The obesity epidemic may also play a role.
‘Obesity is associated with impaired reproductive function in men, even young men, The most consistent effect is the lowering of testosterone levels, which can itself lead to a range of consequences, including potential lowering of libido.’
Studies show that fat cells metabolise testosterone into oestrogen, which in turn lowers testosterone levels. Also, hormonal changes caused by obesity reduce levels of sex hormone binding globulin (SHBG), a protein that carries testosterone in the blood. Less SHBG means lower levels of circulating testosterone.
But Professor Sharpe is at pains to explain that we cannot point with certainty to any particular culprit or physical mechanism, be it chemical or lifestyle, having an impact on male fertility.
‘We still don’t really understand what causes these problems and not enough research has been done,’
Some experts are sceptical about whether sperm counts really are plummeting. Allan Pacey, a professor of andrology at the University of Sheffield, told Good Health: ‘I don’t think the scientific evidence shows sperm counts have declined.’
He argues that Dr Swan’s 2017 paper amalgamated a muddle of studies that used different methods to try to count sperm.
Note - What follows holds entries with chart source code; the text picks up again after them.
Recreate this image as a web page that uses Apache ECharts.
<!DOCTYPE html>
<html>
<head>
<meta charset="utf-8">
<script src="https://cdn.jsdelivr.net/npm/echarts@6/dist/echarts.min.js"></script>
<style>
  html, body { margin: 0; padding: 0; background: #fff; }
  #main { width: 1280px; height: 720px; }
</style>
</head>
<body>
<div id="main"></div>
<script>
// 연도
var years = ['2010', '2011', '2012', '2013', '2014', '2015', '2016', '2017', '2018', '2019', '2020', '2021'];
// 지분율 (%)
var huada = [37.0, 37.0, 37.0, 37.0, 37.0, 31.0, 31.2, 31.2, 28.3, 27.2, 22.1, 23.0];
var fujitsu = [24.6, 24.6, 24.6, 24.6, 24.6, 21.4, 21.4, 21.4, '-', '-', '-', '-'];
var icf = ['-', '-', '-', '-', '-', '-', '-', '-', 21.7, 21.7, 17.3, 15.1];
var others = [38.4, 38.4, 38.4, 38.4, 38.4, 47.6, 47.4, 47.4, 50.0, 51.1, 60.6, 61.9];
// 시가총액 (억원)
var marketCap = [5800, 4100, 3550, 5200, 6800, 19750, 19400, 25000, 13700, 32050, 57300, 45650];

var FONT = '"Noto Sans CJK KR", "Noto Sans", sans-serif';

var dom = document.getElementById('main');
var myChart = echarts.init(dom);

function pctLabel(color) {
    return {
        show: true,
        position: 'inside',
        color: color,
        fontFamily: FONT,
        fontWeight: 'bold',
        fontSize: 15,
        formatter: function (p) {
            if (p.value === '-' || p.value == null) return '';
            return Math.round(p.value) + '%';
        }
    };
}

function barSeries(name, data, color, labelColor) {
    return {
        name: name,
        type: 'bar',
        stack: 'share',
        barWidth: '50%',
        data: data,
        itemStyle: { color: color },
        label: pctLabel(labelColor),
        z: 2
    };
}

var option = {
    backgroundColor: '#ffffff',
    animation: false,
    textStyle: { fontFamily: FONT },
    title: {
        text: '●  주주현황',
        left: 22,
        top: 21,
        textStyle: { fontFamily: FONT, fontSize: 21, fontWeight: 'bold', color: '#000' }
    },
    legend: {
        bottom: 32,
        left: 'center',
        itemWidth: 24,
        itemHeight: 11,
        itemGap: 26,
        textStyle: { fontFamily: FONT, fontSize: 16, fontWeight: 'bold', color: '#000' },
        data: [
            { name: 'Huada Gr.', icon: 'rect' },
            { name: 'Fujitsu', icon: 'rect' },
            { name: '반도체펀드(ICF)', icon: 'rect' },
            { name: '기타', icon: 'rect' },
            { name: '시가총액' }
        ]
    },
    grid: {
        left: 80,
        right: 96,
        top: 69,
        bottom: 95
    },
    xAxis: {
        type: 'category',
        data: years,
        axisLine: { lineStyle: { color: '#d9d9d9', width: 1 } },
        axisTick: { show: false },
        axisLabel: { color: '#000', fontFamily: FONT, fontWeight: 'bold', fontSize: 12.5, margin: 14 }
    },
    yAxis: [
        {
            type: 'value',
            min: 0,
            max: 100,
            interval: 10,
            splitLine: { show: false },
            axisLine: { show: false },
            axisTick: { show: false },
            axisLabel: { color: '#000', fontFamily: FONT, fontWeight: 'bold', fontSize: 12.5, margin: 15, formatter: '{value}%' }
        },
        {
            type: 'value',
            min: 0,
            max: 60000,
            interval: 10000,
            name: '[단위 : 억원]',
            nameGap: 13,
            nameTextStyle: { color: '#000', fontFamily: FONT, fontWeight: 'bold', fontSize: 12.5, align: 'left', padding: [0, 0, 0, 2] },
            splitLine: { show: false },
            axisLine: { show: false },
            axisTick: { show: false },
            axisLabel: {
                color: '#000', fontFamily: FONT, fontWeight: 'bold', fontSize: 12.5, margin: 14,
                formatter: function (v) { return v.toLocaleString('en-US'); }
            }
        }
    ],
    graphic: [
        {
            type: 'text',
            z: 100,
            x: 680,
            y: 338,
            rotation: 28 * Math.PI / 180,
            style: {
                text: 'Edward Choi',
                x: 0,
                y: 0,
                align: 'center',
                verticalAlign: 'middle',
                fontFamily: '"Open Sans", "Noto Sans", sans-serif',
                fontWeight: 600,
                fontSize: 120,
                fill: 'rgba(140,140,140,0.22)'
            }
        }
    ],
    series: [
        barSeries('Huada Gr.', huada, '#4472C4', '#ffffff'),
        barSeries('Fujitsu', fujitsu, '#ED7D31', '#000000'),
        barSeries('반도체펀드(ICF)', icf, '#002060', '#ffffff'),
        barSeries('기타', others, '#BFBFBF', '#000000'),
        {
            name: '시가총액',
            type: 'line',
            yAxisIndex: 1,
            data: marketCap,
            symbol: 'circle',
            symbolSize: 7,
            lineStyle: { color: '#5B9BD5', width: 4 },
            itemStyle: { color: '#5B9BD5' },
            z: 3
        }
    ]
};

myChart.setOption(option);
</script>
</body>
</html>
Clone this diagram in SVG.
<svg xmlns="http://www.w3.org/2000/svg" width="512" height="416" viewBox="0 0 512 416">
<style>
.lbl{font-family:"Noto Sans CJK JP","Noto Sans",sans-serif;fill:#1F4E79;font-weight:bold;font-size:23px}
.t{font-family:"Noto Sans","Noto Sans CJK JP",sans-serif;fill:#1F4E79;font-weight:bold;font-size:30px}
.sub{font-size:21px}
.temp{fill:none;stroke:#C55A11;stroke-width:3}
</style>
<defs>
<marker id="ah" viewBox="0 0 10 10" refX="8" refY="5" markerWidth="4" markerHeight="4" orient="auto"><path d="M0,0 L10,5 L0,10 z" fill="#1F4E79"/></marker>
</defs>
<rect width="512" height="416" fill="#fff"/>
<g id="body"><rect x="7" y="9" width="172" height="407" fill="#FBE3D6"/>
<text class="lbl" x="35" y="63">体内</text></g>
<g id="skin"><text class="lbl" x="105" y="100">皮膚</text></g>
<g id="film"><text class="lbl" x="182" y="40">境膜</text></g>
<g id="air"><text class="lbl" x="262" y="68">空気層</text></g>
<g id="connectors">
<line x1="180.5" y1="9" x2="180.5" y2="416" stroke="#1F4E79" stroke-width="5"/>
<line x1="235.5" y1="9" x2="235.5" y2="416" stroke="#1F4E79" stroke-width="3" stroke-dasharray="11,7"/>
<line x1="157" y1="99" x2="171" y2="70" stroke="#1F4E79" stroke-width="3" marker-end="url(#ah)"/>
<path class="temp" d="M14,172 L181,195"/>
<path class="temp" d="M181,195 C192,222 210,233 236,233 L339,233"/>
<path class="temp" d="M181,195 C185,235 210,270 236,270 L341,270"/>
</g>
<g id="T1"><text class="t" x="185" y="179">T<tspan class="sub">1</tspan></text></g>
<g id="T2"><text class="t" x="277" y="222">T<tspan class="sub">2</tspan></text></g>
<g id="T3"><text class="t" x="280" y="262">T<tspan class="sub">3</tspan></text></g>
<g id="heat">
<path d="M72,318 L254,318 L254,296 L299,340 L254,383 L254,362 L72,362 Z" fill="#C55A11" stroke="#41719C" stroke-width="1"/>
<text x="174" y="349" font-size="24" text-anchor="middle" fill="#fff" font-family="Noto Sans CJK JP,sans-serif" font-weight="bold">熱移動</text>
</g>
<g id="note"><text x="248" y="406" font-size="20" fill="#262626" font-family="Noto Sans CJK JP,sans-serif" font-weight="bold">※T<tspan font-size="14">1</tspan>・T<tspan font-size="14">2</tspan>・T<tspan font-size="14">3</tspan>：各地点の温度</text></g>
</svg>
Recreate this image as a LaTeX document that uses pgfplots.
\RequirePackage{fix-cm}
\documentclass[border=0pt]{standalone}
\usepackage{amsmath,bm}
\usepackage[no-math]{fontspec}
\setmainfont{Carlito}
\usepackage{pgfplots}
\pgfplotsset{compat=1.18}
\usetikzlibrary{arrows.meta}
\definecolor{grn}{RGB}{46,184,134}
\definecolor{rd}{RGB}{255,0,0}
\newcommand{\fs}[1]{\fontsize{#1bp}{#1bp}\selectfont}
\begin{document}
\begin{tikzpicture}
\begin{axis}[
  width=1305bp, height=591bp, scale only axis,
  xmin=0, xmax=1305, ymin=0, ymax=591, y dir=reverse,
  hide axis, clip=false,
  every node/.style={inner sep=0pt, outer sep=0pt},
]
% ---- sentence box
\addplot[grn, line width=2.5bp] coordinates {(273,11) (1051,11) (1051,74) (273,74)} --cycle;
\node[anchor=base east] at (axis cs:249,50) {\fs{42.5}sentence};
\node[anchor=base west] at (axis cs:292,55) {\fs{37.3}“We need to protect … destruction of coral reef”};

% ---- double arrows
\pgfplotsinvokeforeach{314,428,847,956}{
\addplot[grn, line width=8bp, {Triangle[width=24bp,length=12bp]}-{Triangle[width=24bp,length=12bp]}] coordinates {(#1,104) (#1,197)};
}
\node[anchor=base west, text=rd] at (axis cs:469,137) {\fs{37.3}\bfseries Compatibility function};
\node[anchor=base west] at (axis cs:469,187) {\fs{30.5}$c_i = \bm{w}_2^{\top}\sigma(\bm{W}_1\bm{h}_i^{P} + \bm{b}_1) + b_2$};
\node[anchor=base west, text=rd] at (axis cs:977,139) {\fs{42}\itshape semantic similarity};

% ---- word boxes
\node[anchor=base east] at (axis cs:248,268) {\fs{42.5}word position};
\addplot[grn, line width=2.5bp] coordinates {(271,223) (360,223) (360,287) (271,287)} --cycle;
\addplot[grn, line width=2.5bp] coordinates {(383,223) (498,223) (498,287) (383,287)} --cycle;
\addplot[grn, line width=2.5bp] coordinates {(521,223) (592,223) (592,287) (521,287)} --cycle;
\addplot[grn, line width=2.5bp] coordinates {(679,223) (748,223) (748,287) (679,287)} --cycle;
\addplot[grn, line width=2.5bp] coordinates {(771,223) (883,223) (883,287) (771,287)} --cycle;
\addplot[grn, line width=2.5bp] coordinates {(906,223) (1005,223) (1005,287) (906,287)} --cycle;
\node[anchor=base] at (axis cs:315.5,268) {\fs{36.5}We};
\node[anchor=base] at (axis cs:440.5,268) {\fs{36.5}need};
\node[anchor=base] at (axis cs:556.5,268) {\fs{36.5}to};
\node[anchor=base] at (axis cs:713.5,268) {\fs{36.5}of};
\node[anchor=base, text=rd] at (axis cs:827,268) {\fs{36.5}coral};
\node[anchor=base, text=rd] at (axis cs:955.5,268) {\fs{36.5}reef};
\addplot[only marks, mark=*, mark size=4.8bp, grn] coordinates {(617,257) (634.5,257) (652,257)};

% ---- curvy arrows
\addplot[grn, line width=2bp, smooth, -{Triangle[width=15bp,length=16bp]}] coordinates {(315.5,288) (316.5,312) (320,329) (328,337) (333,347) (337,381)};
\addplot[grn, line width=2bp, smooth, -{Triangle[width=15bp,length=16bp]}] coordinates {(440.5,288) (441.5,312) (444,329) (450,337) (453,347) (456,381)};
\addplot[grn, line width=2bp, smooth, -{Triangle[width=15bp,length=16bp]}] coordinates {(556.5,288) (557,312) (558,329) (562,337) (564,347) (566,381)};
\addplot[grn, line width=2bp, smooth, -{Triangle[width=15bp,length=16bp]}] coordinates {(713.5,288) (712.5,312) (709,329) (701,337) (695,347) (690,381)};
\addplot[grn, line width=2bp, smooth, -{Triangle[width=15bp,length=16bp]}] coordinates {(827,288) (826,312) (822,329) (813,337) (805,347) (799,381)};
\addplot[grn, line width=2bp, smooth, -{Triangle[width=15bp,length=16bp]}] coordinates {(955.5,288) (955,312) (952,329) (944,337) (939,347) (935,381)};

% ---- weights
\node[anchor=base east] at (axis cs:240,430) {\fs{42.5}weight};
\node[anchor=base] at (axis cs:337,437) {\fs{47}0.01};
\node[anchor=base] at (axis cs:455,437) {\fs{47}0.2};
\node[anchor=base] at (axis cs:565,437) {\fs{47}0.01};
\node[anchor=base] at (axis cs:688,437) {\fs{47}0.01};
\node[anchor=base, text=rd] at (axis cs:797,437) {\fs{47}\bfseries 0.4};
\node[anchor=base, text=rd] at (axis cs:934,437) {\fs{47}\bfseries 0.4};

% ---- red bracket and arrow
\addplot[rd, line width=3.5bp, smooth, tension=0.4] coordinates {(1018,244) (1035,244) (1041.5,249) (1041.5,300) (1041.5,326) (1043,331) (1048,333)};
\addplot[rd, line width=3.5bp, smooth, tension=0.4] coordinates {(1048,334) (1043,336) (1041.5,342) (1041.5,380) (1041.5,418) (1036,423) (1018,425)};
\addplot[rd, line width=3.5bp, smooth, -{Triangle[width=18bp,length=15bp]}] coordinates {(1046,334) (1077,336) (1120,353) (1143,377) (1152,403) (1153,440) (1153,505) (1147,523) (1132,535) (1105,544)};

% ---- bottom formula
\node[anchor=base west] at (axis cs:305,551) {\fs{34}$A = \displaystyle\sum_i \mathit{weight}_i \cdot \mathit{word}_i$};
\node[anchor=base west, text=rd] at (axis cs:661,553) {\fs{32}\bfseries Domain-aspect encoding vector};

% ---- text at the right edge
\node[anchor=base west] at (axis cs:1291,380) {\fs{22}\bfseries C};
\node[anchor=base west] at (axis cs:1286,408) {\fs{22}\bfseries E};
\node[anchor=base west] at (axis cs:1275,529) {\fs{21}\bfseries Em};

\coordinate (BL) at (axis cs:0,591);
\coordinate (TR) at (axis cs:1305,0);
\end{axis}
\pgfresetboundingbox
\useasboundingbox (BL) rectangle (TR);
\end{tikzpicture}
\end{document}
‘Counting sperm reliably is very difficult even if you use the same technique each time,’ he says.
‘If you were going to prove sperm counts have declined, you wouldn’t do it in Dr Swan’s way of aggregating studies that used different methods.’
He adds: ‘To do it right, you would run a study where you controlled for all the variables and examined large populations of men consistently and reliably over decades, in order to see if this is a real phenomenon.
‘The Danes did this in 2011, in the journal Epidemiology, by studying 5,000 men’s sperm over a 15-year period. Their results showed that there was no change in men’s sperm counts. Everyone ignores this well-constructed study and goes back to the more flawed data such as Dr Swan has used.’
Try to conceive earlier in life
Professor Pacey also argues the evidence does not support a cause-and-effect link between obesity and male fertility.
‘Our large study in 2012 in the journal Human Reproduction failed to find any association,’ he says.
‘Common sense would suggest that men should try to be within the range of normal BMI, but the evidence is conflicting.’
So why are growing numbers of couples having to resort to fertility clinics for help?
‘That’s about the age of the people going to these clinics,’ says Professor Pacey.
‘Couples are trying to start families later rather than in their 20s, when they are most fertile.’
Warnings of doom do not help, Professor Pacey argues. ‘A few years ago the Royal College of Obstetricians and Gynaecologists published a long list of potential risks that people should avoid, such as perfume, clingfilm and canned food. This can make people who are finding it hard to conceive feel guilty and very unhappy.
‘If you want to be a parent, try to do it early in life. Try to be as healthy as possible and avoid drinking, smoking and taking drugs,’ he suggests.
‘If you don’t get pregnant after a year, seek medical advice.’
Count Down, by Shanna Swan, is published on April 1 (Simon & Schuster, £20).